TASK DIRECTIONS:
Repeat word for word the lines from the one holding "Emit a LaTeX" through the end, both ends included, and leave out every picture.

○ ○ ○ ○

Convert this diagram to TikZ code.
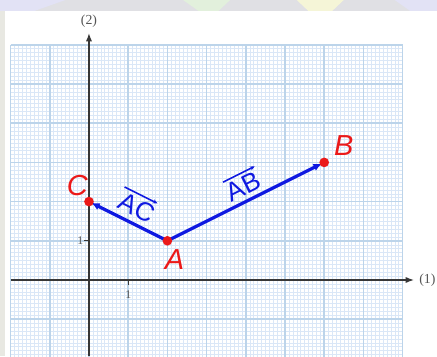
\documentclass[tikz,border=0pt]{standalone}
\usepackage{fontspec}
\setmainfont{Liberation Serif}
\newfontfamily\labfont{Liberation Sans}
\usetikzlibrary{arrows.meta}
\definecolor{gridmajor}{RGB}{188,212,234}
\definecolor{gridminor}{RGB}{218,231,247}
\definecolor{axisgray}{RGB}{55,55,55}
\definecolor{vecblue}{RGB}{15,25,225}
\definecolor{ptred}{RGB}{235,25,25}
\definecolor{stripgray}{RGB}{224,224,228}
\definecolor{pastellav}{RGB}{226,226,245}
\definecolor{pastelgreen}{RGB}{226,240,220}
\definecolor{pastelyellow}{RGB}{245,245,215}
\definecolor{sidegray}{RGB}{232,232,226}
\tikzset{
  minorgrid/.style={gridminor, line width=0.3pt},
  majorgrid/.style={gridmajor, line width=1.1pt},
  axisline/.style={axisgray, line width=1pt, -{Latex[length=6pt,width=4.5pt]}},
  vecline/.style={vecblue, line width=2.4pt, -{Latex[length=6pt,width=5.5pt]}, shorten >=2pt},
  ptdot/.style={circle, fill=ptred, inner sep=0pt, minimum size=7pt},
  ptlabel/.style={text=ptred, font=\labfont\itshape\fontsize{21}{21}\selectfont, inner sep=0pt},
  veclabel/.style={text=vecblue, font=\labfont\fontsize{19}{19}\selectfont, inner sep=0pt},
  vecbar/.style={vecblue, line width=1.1pt, -{Stealth[length=3.5pt,width=3pt]}},
  axislabel/.style={text=axisgray!85, font=\fontsize{10}{10}\selectfont, inner sep=0pt},
  ticklabel/.style={text=axisgray!85, font=\fontsize{8.5}{8.5}\selectfont, inner sep=0pt}
}
\begin{document}
\begin{tikzpicture}[x=1cm,y=1cm]
\useasboundingbox (-2.270,-1.939) rectangle (8.878,7.143);
\clip (-2.270,-1.939) rectangle (8.878,7.143);
% backdrop
\fill[stripgray] (-2.270,-1.939) rectangle (8.878,7.143);
\fill[pastellav] (-2.27,7.143) -- (-0.6,7.143) -- (-1.4,6.86) -- (-2.27,6.86) -- cycle;
\fill[pastelgreen] (2.4,7.143) -- (3.6,7.143) -- (3.3,6.86) -- (2.8,6.86) -- cycle;
\fill[pastelyellow] (5.3,7.143) -- (6.5,7.143) -- (6.2,6.86) -- (5.6,6.86) -- cycle;
\fill[pastellav] (7.8,7.143) -- (8.878,7.143) -- (8.878,6.86) -- (8.2,6.86) -- cycle;
\fill[sidegray] (-2.27,6.86) rectangle (-2.143,-1.939);
\fill[white] (-2.143,-1.939) rectangle (8.878,6.862);
% grid
\draw[minorgrid] (-2,-2) grid[step=0.1] (8,6);
\draw[majorgrid] (-2,-2) grid[step=1] (8,6);
% axes
\coordinate (O) at (0,0);
\coordinate (xs) at (-2,0);
\coordinate (xe) at (8.29,0);
\coordinate (ys) at (0,-1.94);
\coordinate (ye) at (0,6.30);
\draw[axisline] (xs) -- (xe);
\draw[axisline] (ys) -- (ye);
\node[axislabel, anchor=west] (l1) at (8.42,0) {(1)};
\node[axislabel] (l2) at (0,6.6) {(2)};
% ticks
\coordinate (t1) at (1,0);
\coordinate (t2) at (0,1);
\draw[axisgray, line width=0.6pt] (t1) -- ++(0,-0.12);
\draw[axisgray, line width=0.6pt] (t2) -- ++(-0.12,0);
\node[ticklabel] (tx) at (1,-0.38) {1};
\node[ticklabel] (ty) at (-0.22,1) {1};
% points
\coordinate (A) at (2,1);
\coordinate (B) at (6,3);
\coordinate (C) at (0,2);
\draw[vecline] (A) -- (B);
\draw[vecline] (A) -- (C);
\node[ptdot] (dA) at (A) {};
\node[ptdot] (dB) at (B) {};
\node[ptdot] (dC) at (C) {};
\node[ptlabel] (nA) at (2.18,0.52) {A};
\node[ptlabel] (nB) at (6.5,3.42) {B};
\node[ptlabel] (nC) at (-0.3,2.4) {C};
\node[veclabel, rotate=26.57] (vAB) at (3.93,2.38) {AB};
\draw[vecbar] ([yshift=3pt]vAB.north west) -- ([yshift=3pt]vAB.north east);
\node[veclabel, rotate=-26.57] (vAC) at (1.22,1.84) {AC};
\draw[vecbar] ([yshift=3pt]vAC.north west) -- ([yshift=3pt]vAC.north east);
\end{tikzpicture}
\end{document}
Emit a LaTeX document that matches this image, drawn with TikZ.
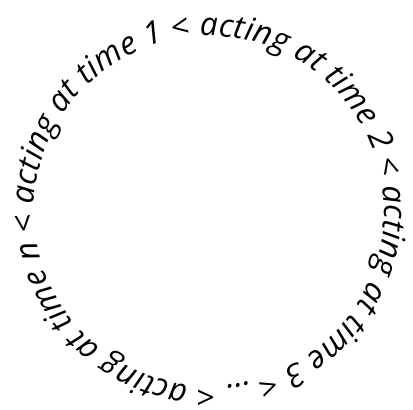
\documentclass[tikz,border=0pt]{standalone}
\usepackage{fontspec}
\newfontfamily\ringfont{Open Sans}
\usetikzlibrary{decorations.text}

\begin{document}
\begin{tikzpicture}[x=1pt,y=1pt,
  ring/.style={decorate,decoration={text along path,
               text={|\ringfont\itshape\fontsize{32}{34}\selectfont|acting at time 1 < acting at time 2 < acting at time 3 < ... < acting at time n <},
               text align=fit to path}}
]
  \useasboundingbox (0,0) rectangle (413,410);
  %% ---- centre of the ring ----
  \coordinate (mid) at (209,199);

  %% ---- text running clockwise round the ring ----
  \path[ring] (mid) ++(178:175) arc[start angle=178,end angle=-179,radius=175];
\end{tikzpicture}
\end{document}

○ ○ ○ ○

TASK OUTPUT:
Emit a LaTeX document that matches this image, drawn with TikZ.
\documentclass[tikz,border=0pt]{standalone}
\usepackage{fontspec}
\newfontfamily\ringfont{Open Sans}
\usetikzlibrary{decorations.text}

\begin{document}
\begin{tikzpicture}[x=1pt,y=1pt,
  ring/.style={decorate,decoration={text along path,
               text={|\ringfont\itshape\fontsize{32}{34}\selectfont|acting at time 1 < acting at time 2 < acting at time 3 < ... < acting at time n <},
               text align=fit to path}}
]
  \useasboundingbox (0,0) rectangle (413,410);
  %% ---- centre of the ring ----
  \coordinate (mid) at (209,199);

  %% ---- text running clockwise round the ring ----
  \path[ring] (mid) ++(178:175) arc[start angle=178,end angle=-179,radius=175];
\end{tikzpicture}
\end{document}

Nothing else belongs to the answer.